“An honest letter, an honest letter!” cried Svirski. “They are all honest, too. That is why it is a little bitter for me. She doesn’t want me. All right; that is permitted to every one. She is in love; that, too, is permitted. But with whom is she in love? Not with Osnovski or Pan Ignas, of course. With whom, then? With that head of a walking-stick, that casket, that pretty man, that tailor’s model,—with that ideal of a waiting maid. You have seen such beautiful gentlemen depicted on pieces of muslin? That is he, perfectly. If he should stand in a barber’s window, young women would burst in the glass. When he wishes, he puts on a dress-coat; when not, he goes so, and all right! You remember what I said of him,—that he was a male houri? And this is bitter, and this is ill-tasting” (he spoke with growing irritation, accenting with special emphasis the word is), “and this speaks badly of women; for be thou, O man, a Newton, a Raphael, a Napoleon, and wish thou as thy whole reward one heart, one woman’s head, she will prefer some lacquered Bibisi. That’s how they are.”

“Not all women, not all. Besides, as an artist, you should know what feeling is. Something falls on a person, and that is the end of all reasoning.”

“True,” said Svirski, calmly; “I know that not all women are so. And as to love, you say that something falls, and there is an end. Perhaps so. That is like a disease. But there are diseases by which the more noble kinds of creatures are not affected.
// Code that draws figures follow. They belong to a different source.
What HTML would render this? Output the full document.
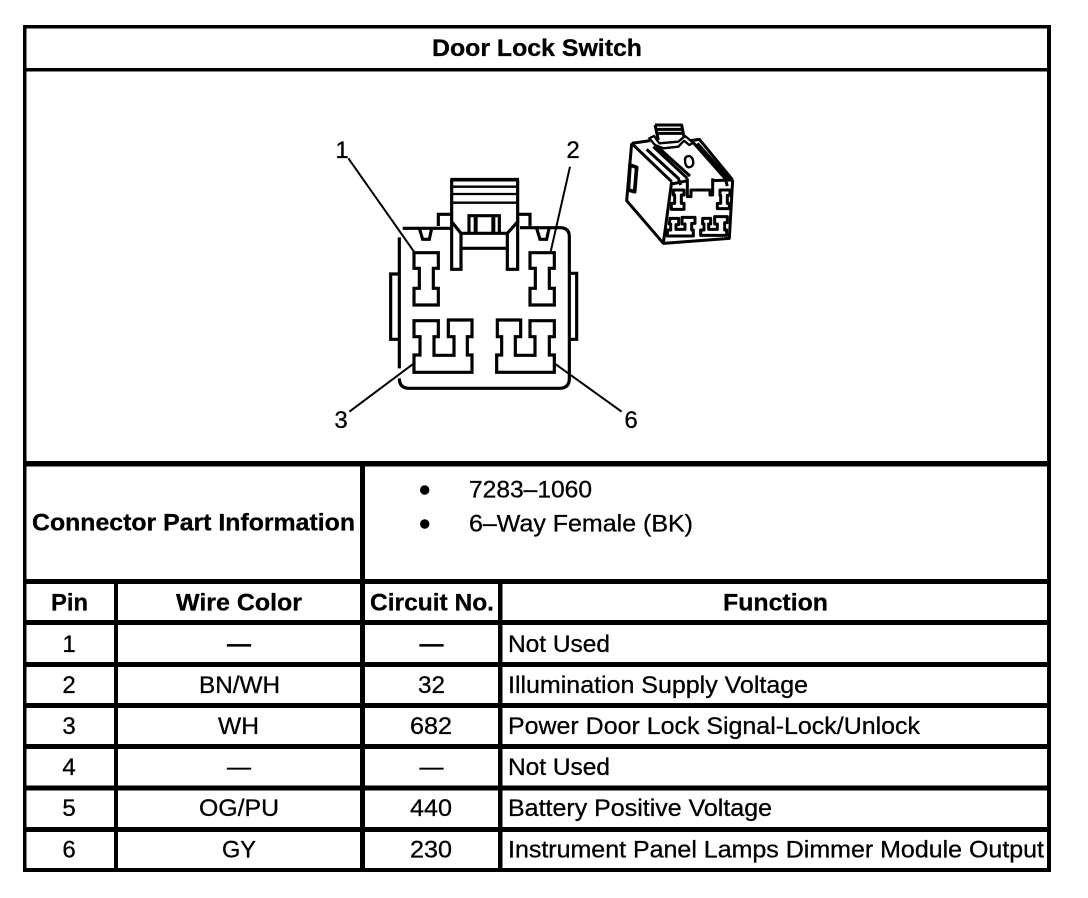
<!DOCTYPE html>
<html><head><meta charset="utf-8"><title>Door Lock Switch</title>
<style>
html,body{margin:0;padding:0;background:#fff;width:1088px;height:898px;overflow:hidden}
svg{display:block}
text{font-family:"Liberation Sans",Arial,sans-serif;font-size:24px;fill:#000;stroke:#000;stroke-width:.3px}
.b{font-weight:bold}
.m{text-anchor:middle}
</style></head>
<body>
<svg xmlns="http://www.w3.org/2000/svg" width="1088" height="898" viewBox="0 0 1088 898">
<rect width="1088" height="898" fill="#fff"/>
<!-- table frame -->
<g fill="#000">
<rect x="23" y="25" width="1028" height="3.5"/>
<rect x="23" y="68" width="1028" height="3.5"/>
<rect x="23" y="461" width="1028" height="5.5"/>
<rect x="23" y="579" width="1028" height="5"/>
<rect x="23" y="620" width="1028" height="5"/>
<rect x="23" y="662" width="1028" height="5"/>
<rect x="23" y="703" width="1028" height="5"/>
<rect x="23" y="744" width="1028" height="5"/>
<rect x="23" y="785.500" width="1028" height="5"/>
<rect x="23" y="827" width="1028" height="5"/>
<rect x="23" y="868" width="1028" height="4"/>
<rect x="23" y="25" width="3.5" height="847"/>
<rect x="1047" y="25" width="4" height="847"/>
<rect x="114" y="580" width="4" height="292"/>
<rect x="360" y="462" width="5" height="410"/>
<rect x="498" y="580" width="4.500" height="292"/>
<circle cx="424.700" cy="490" r="4.700"/>
<circle cx="424.700" cy="524" r="4.700"/>
</g>
<!-- text -->
<text x="432" y="56" class="b" textLength="210" lengthAdjust="spacingAndGlyphs">Door Lock Switch</text>
<text x="32" y="530.500" class="b" textLength="323" lengthAdjust="spacingAndGlyphs">Connector Part Information</text>
<text x="469" y="497.500" textLength="123" lengthAdjust="spacingAndGlyphs">7283–1060</text>
<text x="469" y="531.500" textLength="224" lengthAdjust="spacingAndGlyphs">6–Way Female (BK)</text>
<text x="51" y="610.500" class="b" textLength="37" lengthAdjust="spacingAndGlyphs">Pin</text>
<text x="176" y="610.500" class="b" textLength="126" lengthAdjust="spacingAndGlyphs">Wire Color</text>
<text x="370" y="610.500" class="b" textLength="124" lengthAdjust="spacingAndGlyphs">Circuit No.</text>
<text x="723" y="610.500" class="b" textLength="105" lengthAdjust="spacingAndGlyphs">Function</text>
<text x="69" y="652" class="m">1</text>
<text x="69" y="693" class="m">2</text>
<text x="69" y="734" class="m">3</text>
<text x="69" y="775" class="m">4</text>
<text x="69" y="816" class="m">5</text>
<text x="69" y="857.500" class="m">6</text>
<text x="239" y="652" class="m b">—</text>
<text x="431.500" y="652" class="m b">—</text>
<text x="239" y="775" class="m">—</text>
<text x="431.500" y="775" class="m">—</text>
<text x="418" y="693" textLength="27" lengthAdjust="spacingAndGlyphs">32</text>
<text x="410" y="734" textLength="42" lengthAdjust="spacingAndGlyphs">682</text>
<text x="410" y="816" textLength="42" lengthAdjust="spacingAndGlyphs">440</text>
<text x="410" y="857.500" textLength="42" lengthAdjust="spacingAndGlyphs">230</text>
<text x="199" y="693" textLength="81" lengthAdjust="spacingAndGlyphs">BN/WH</text>
<text x="218" y="734" textLength="41" lengthAdjust="spacingAndGlyphs">WH</text>
<text x="199" y="816" textLength="80" lengthAdjust="spacingAndGlyphs">OG/PU</text>
<text x="222" y="857.500" textLength="34" lengthAdjust="spacingAndGlyphs">GY</text>
<text x="508" y="652" textLength="102" lengthAdjust="spacingAndGlyphs">Not Used</text>
<text x="508" y="693" textLength="300" lengthAdjust="spacingAndGlyphs">Illumination Supply Voltage</text>
<text x="508" y="734" textLength="412" lengthAdjust="spacingAndGlyphs">Power Door Lock Signal-Lock/Unlock</text>
<text x="508" y="775" textLength="102" lengthAdjust="spacingAndGlyphs">Not Used</text>
<text x="508" y="816" textLength="264" lengthAdjust="spacingAndGlyphs">Battery Positive Voltage</text>
<text x="508" y="857.500" textLength="536" lengthAdjust="spacingAndGlyphs">Instrument Panel Lamps Dimmer Module Output</text>
<!-- pin labels -->
<text x="342" y="158" class="m">1</text>
<text x="573" y="158" class="m">2</text>
<text x="341" y="428" class="m">3</text>
<text x="631" y="428" class="m">6</text>
<!-- connector face -->
<g transform="translate(320 120) scale(.33333)" fill="none" stroke="#000" stroke-width="9.5" stroke-linejoin="miter">
<path d="M238,352V745"/>
<path d="M238,775Q238,805 268,805H718Q748,805 748,775V350Q748,323 720,323H600"/>
<path d="M248,325H392"/>
<path d="M238,462H212V658H238M748,460H770V658H748"/>
<path d="M395,200H593M395,222H593M395,248H593" stroke-width="7"/>
<path d="M395,180V310M593,180V310"/>
<path d="M391,179H597" stroke-width="11"/>
<path d="M355,318V283H395M593,283H630V318"/>
<path d="M447,340V287H538V340"/>
<path d="M467,290V338M520,290V338" stroke-width="12"/>
<path d="M425,340H560M425,385H560"/>
<path d="M395,305L423,340V448H395ZM593,305L562,340V448H593Z"/>
<path d="M298,325L308,358H328L335,325M650,325L660,358H680L687,325"/>
<path d="M282,398H355V445H340V505H355V555H282V505H298V445H282Z"/>
<path d="M630,398H703V445H688V505H703V555H630V505H646V445H630Z"/>
<path d="M282,602H355V650H342V706H402V650H385V600H456V650H442V705H456V757H282V705H300V650H282Z"/>
<path d="M532,600H602V650H586V706H645V650H630V602H703V650H688V705H703V757H530V705H545V650H532Z"/>
<path d="M85,115L282,395M750,140L692,395M88,875L282,730M905,875L703,730" stroke-width="6"/>
</g>
<!-- isometric connector -->
<g transform="translate(610 110) scale(.33333)" fill="none" stroke="#000" stroke-width="9" stroke-linejoin="round">
<path d="M65,100L50,272L160,400L358,385L368,210"/>
<path d="M65,100L185,215"/>
<path d="M185,215L160,400"/>
<path d="M185,222L232,212M308,212L368,210"/>
<path d="M60,165L80,172L74,245L55,240Z" stroke-width="11"/>
<path d="M65,100L120,92M240,92L268,88L368,210"/>
<path d="M135,45H215L222,82M135,45L145,90M140,58H218M142,70H220" stroke-width="9"/>
<path d="M118,85L132,78L148,100L205,95L225,78L250,98L238,105L222,92L205,110L160,115L135,105Z" stroke-width="7"/>
<path d="M110,118L205,205L212,225M130,110L232,205M140,108L240,198"/>
<path d="M250,98L345,205L352,228M262,100L360,210M232,205L232,260H243V240H300V255H308V205"/>
<path d="M225,150Q225,138 238,138Q250,142 250,160Q248,172 235,172Q225,168 225,150Z" stroke-width="7"/>
<path d="M190,240H222V255H214V280H222V298H184V280H194V255H190Z"/>
<path d="M330,240H360V256H352V280H358V296H322V280H332V256H330Z"/>
<path d="M180,325H206V344H198V358H225V342H216V322H255V340H245V360H250V378H172V360H182V342H178Z"/>
<path d="M278,325H302V342H296V358H322V342H314V320H352V338H344V360H350V376H272V360H282V342H278Z"/>
</g>
</svg>
</body></html>
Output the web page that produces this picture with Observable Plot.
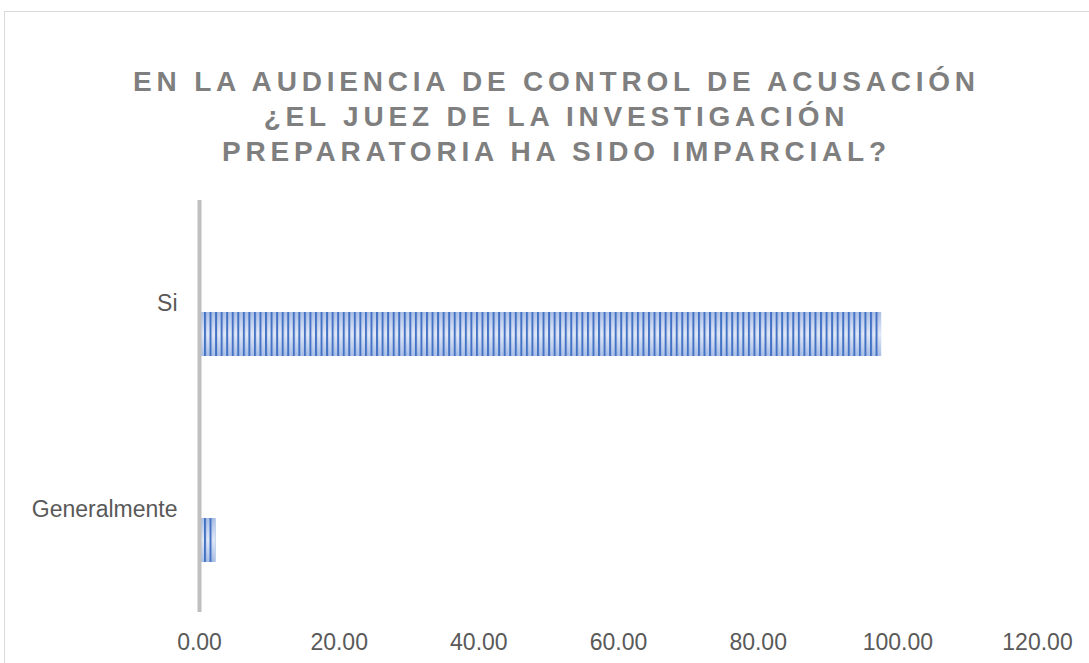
<!DOCTYPE html>
<html>
<head>
<meta charset="utf-8">
<script src="https://cdn.jsdelivr.net/npm/d3@7"></script>
<script src="https://cdn.jsdelivr.net/npm/@observablehq/plot@0.6"></script>
<style>
  html, body { margin: 0; padding: 0; background: #fff; overflow: hidden; }
  #wrap { position: relative; width: 1089px; height: 663px; overflow: hidden; font-family: "Liberation Sans", Arial, sans-serif; }
  #frame { position: absolute; left: 4px; top: 11px; width: 1200px; height: 800px; border: 1px solid #d9d9d9; box-sizing: border-box; }
  #title { position: absolute; left: 0; top: 64px; width: 1113px; text-align: center; font-size: 28px; font-weight: bold; line-height: 35px; letter-spacing: 4.8px; color: #7f7f7f; }
  #chart { position: absolute; left: 0; top: 180px; }
</style>
</head>
<body>
<div id="wrap">
  <div id="frame"></div>
  <div id="title">EN LA AUDIENCIA DE CONTROL DE ACUSACIÓN<br>¿EL JUEZ DE LA INVESTIGACIÓN<br>PREPARATORIA HA SIDO IMPARCIAL?</div>
  <div id="chart"></div>
</div>
<script>
const categories = ["Si", "Generalmente"];
const values = [97.67, 2.33];
const xTicks = [0, 20, 40, 60, 80, 100, 120];

const data = categories.map((c, i) => ({category: c, value: values[i]}));

const plot = Plot.plot({
  width: 1089,
  height: 483,
  marginLeft: 199,
  marginRight: 52,
  marginTop: 20,
  marginBottom: 51,
  style: {fontFamily: "Liberation Sans, Arial, sans-serif", background: "transparent"},
  x: {domain: [0, 120], ticks: xTicks},
  y: {domain: categories, paddingInner: 0.786, paddingOuter: 0.393, range: [51, 464]},
  marks: [
    Plot.barX(data, {y: "category", x: "value", fill: "url(#barGrad)"}),
    Plot.barX(data, {y: "category", x: "value", fill: "url(#barStripes)"}),
    Plot.ruleX([0], {stroke: "#bfbfbf", strokeWidth: 4}),
    Plot.axisX({ticks: xTicks, tickFormat: d3.format(".2f"), tickSize: 0, tickPadding: 21, fontSize: 23, color: "#595959", label: null}),
    Plot.axisY({tickSize: 0, tickPadding: 22, dy: -31, fontSize: 23, color: "#595959", label: null})
  ]
});

const svg = d3.select(plot);
const defs = svg.insert("defs", ":first-child");
const grad = defs.append("linearGradient").attr("id", "barGrad")
  .attr("x1", 0).attr("y1", 0).attr("x2", 0).attr("y2", 1);
grad.append("stop").attr("offset", "0%").attr("stop-color", "#a9bee6");
grad.append("stop").attr("offset", "50%").attr("stop-color", "#e0e8f7");
grad.append("stop").attr("offset", "100%").attr("stop-color", "#a9bee6");
const pat = defs.append("pattern").attr("id", "barStripes")
  .attr("patternUnits", "userSpaceOnUse")
  .attr("x", 204).attr("y", 0).attr("width", 5.55).attr("height", 600);
pat.append("rect").attr("x", 0).attr("y", 0).attr("width", 2).attr("height", 600).attr("fill", "#4472c4");

document.getElementById("chart").appendChild(plot);
</script>
</body>
</html>
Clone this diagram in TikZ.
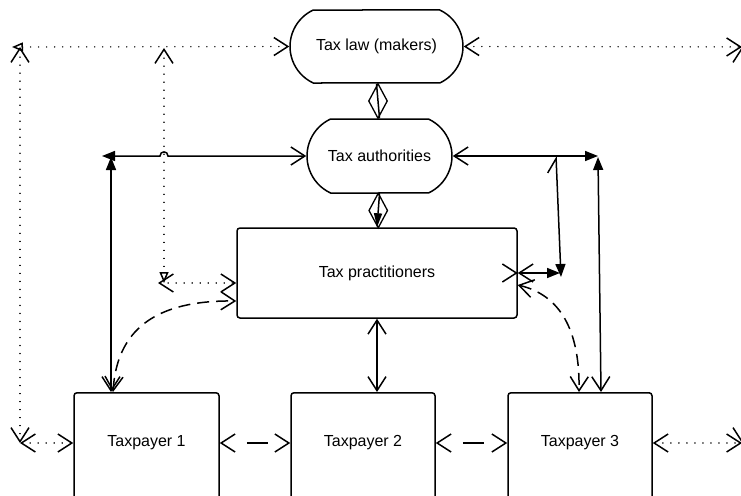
\documentclass[tikz,border=0pt]{standalone}
\usepackage{fontspec}
\setmainfont{Liberation Sans}
\usetikzlibrary{arrows.meta,shapes.misc,shapes.geometric,calc}
\tikzset{
  ob/.tip={Straight Barb[length=14pt,width=18pt]},
  obh/.tip={Straight Barb[length=14pt,width=18pt,harpoon]},
  ft/.tip={Triangle[length=13pt,width=10pt]},
  otr/.tip={Triangle[open,length=11pt,width=9pt]},
}
\begin{document}
\begin{tikzpicture}[x=1pt,y=-1pt,line width=1.5pt,
  every node/.style={font=\fontsize{16}{19}\selectfont},
  stadium/.style={rounded rectangle, rounded rectangle arc length=130, draw, minimum height=73pt, inner sep=0pt},
  boxnode/.style={rectangle, draw, rounded corners=3pt, inner sep=0pt},
  txt/.style={inner sep=0pt},
  dia/.style={diamond, draw, inner sep=0pt, minimum width=19pt, minimum height=35pt, line width=1.3pt},
  dotln/.style={line width=1.5pt, line cap=round, dash pattern=on 0.01pt off 8pt},
  dsh/.style={dash pattern=on 12pt off 7pt},
  onedash/.style={dash pattern=on 21pt off 30pt, dash phase=26pt}
]
\useasboundingbox (0,0) rectangle (741,495);
\clip (0,0) rectangle (741,495);

% nodes
\node[stadium, minimum width=173pt] (law) at (376.5,46.5) {Tax law (makers)};
\node[stadium, minimum width=145pt, minimum height=74pt] (auth) at (379.5,156) {Tax authorities};
\node[boxnode, minimum width=280pt, minimum height=90pt] (prac) at (377,273) {Tax practitioners};
\node[boxnode, minimum width=145pt, minimum height=140pt, anchor=north] (tp1) at (146.5,392) {};
\node[boxnode, minimum width=144pt, minimum height=140pt, anchor=north] (tp2) at (363,392) {};
\node[boxnode, minimum width=144pt, minimum height=140pt, anchor=north] (tp3) at (580,392) {};
\node[txt] (tp1t) at (146.5,443) {Taxpayer 1};
\node[txt] (tp2t) at (363,443) {Taxpayer 2};
\node[txt] (tp3t) at (580,443) {Taxpayer 3};

% free ends
\coordinate (tl) at (20,47);
\coordinate (tlh) at (12,47);
\coordinate (bl) at (20,443);
\coordinate (ml) at (164,48);
\coordinate (md) at (164,283);
\coordinate (mdh) at (158,283);
\coordinate (jl) at (160,156);
\coordinate (jr) at (168,156);
\coordinate (E1) at (102,156);
\coordinate (E2) at (111,157);
\coordinate (F1) at (598,156);
\coordinate (F2) at (598,157);
\coordinate (G) at (556,156);
\coordinate (H1) at (560,273);
\coordinate (H2) at (561,277);
\coordinate (tr) at (742,47);
\coordinate (br) at (742,443);

% dotted connectors
\draw[dotln, {otr}-{ob}] (tlh) -- (law.west);
\draw[dotln, {ob}-{ob}] (tl) -- (bl);
\draw[dotln, {ob}-{ob}] (bl) -- (tp1.west |- tp1t);
\draw[dotln, {ob}-{otr}] (ml) -- (md);
\draw[dotln, {ob}-{ob}] (mdh) -- ([yshift=-10pt]prac.west);
\draw[dotln, {ob}-{ob}] (law.east) -- (tr);
\draw[dotln, {ob}-{ob}] (tr) -- (br);
\draw[dotln, {ob}-{ob}] (tp3.east |- tp3t) -- (br);

% solid connectors
\draw[{ft}-{ob}] (E1) -- (jl) .. controls (160,150.5) and (168,150.5) .. (jr) -- (auth.west);
\draw[{ft}-{ob}] (E2) -- ([xshift=-35.5pt]tp1.north);
\draw[{ob}-{ft}] (auth.east) -- (F1);
\draw[{ft}-{ob}] (F2) -- ([xshift=21pt]tp3.north);
\draw[{obh}-{ft}] (G) -- (H2);
\draw[{ob}-{ft}] (prac.east) -- (H1);
\draw[-{ob}] ([xshift=-1pt]prac.east) -- (prac.east);
\draw[{ob}-{ob}] (prac.south) -- (prac.south |- tp2.north);

% dashed connectors
\draw[dsh, {ob}-{ob}] ([xshift=-33.5pt]tp1.north) .. controls (117,330) and (155,300) .. ([yshift=-28pt]prac.west);
\draw[dsh, {ob}-{ob}] ([yshift=-12pt]prac.east) .. controls (560,295) and (580,330) .. ([xshift=-1pt]tp3.north);
\draw[onedash, {ob}-{ob}] (tp1.east |- tp1t) -- (tp2.west |- tp2t);
\draw[onedash, {ob}-{ob}] (tp2.east |- tp2t) -- (tp3.west |- tp3t);

% diamond connectors
\draw (law.south) -- node[dia]{} (auth.north);
\draw[-{Triangle[length=14pt,width=8pt]}] (auth.south) -- node[dia]{} (prac.north);
\end{tikzpicture}
\end{document}
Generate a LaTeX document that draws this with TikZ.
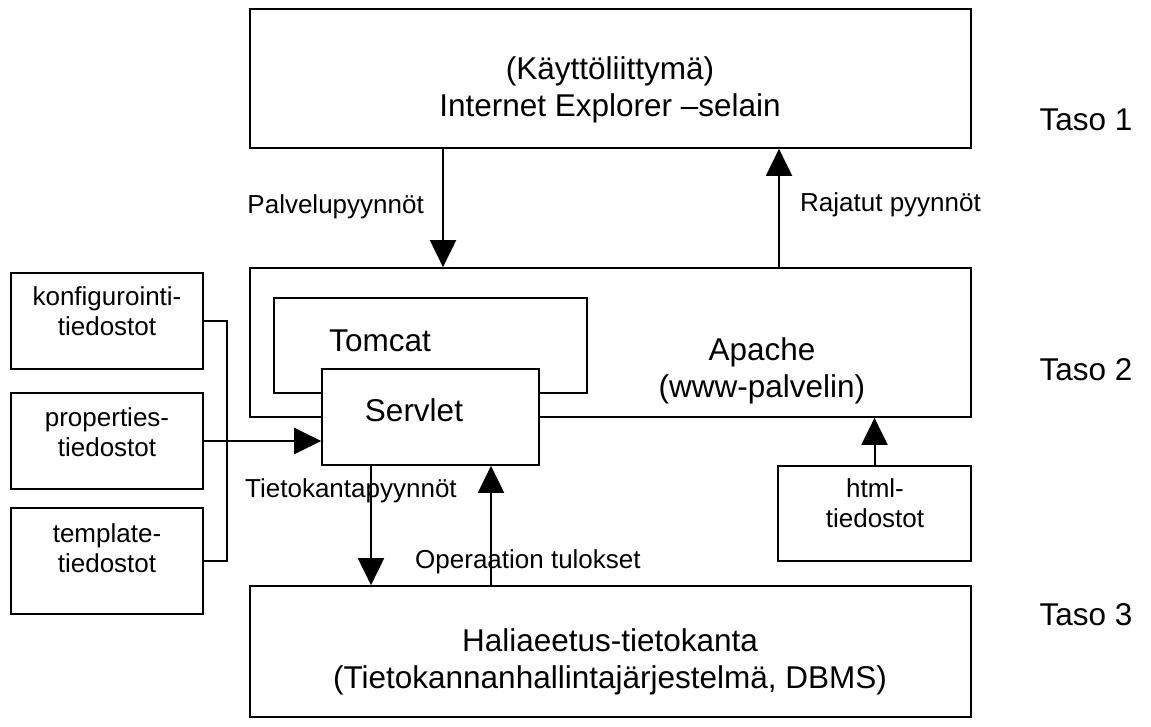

There is, for instance, a disease of the hoofs. You will permit me to say that it is needful to have hoofs in order to get this disease. But there has never been a case that a dove fell in love with a hoopoo, though a hoopoo is a very nice bird. You see that doesn’t happen to the dove. Hoopoos fall in love with hoopoos. And let them fall in love for themselves, if only they will not pretend to be doves. That is all I care. Remember how I spoke once against Panna Castelli at Bigiel’s. And still she chose Pan Ignas at last. For me, it is a question of those false aspirations, that insincerity, and those phrases. If thou art a hoopoo’s daughter, have the courage to own it. Do not pretend; do not lie; do not deceive. I, a man of experience, would have wagered my neck on this, that Panna Ratkovski is simply incapable of falling in love with Kopovski; and still she has. I am glad that here it is not a question of me, but of comedy, of that conventional lying,—and not of Panna Ratkovski, but of this, that such a type as Kopovski conquers.”

“True,” said Marynia; “but we ought to find out why all this has become entangled somehow.”

But Svirski waved his hand. “Speaking properly,” said he, “it is rather unravelled. If she had married me! surely I should have carried her at last in my arms. I give you my word. In me immensely much tenderness is accumulated. I should have been kind to her, and it would have been pleasant for both of us. I am also a little sorry for it. Still, she is not the only one on earth. You will find some honest soul who will want me; and soon, my dear lady, for in truth at times I cannot endure as I am. Will you not?”

Marynia began to be amused, seeing that Svirski himself did not take the loss of Panna Ratkovski to heart so very greatly. But, thinking over the letter a little more calmly, she remembered one phrase, to which she had not turned attention at first, being occupied entirely with the refusal, and she was disquieted by the phrase.

“Have you noticed,” asked she, “that in one place, she says, ‘After what has happened here I cannot write more’? Can you think what that may be?”

“Perhaps Kopovski has made a declaration.”

“No; in such a case she would have written more explicitly. If she has become attached to him, she is a poor girl indeed, for likely she has no property, and neither is Pan Kopovski rich, they say; therefore he would hardly decide?”

“True,” said Svirski; “you know that that came to my mind, too. She is in love with him,—that is undoubted; but he will not marry her.” Then he stopped, and said, “In such a case, why is he staying there?”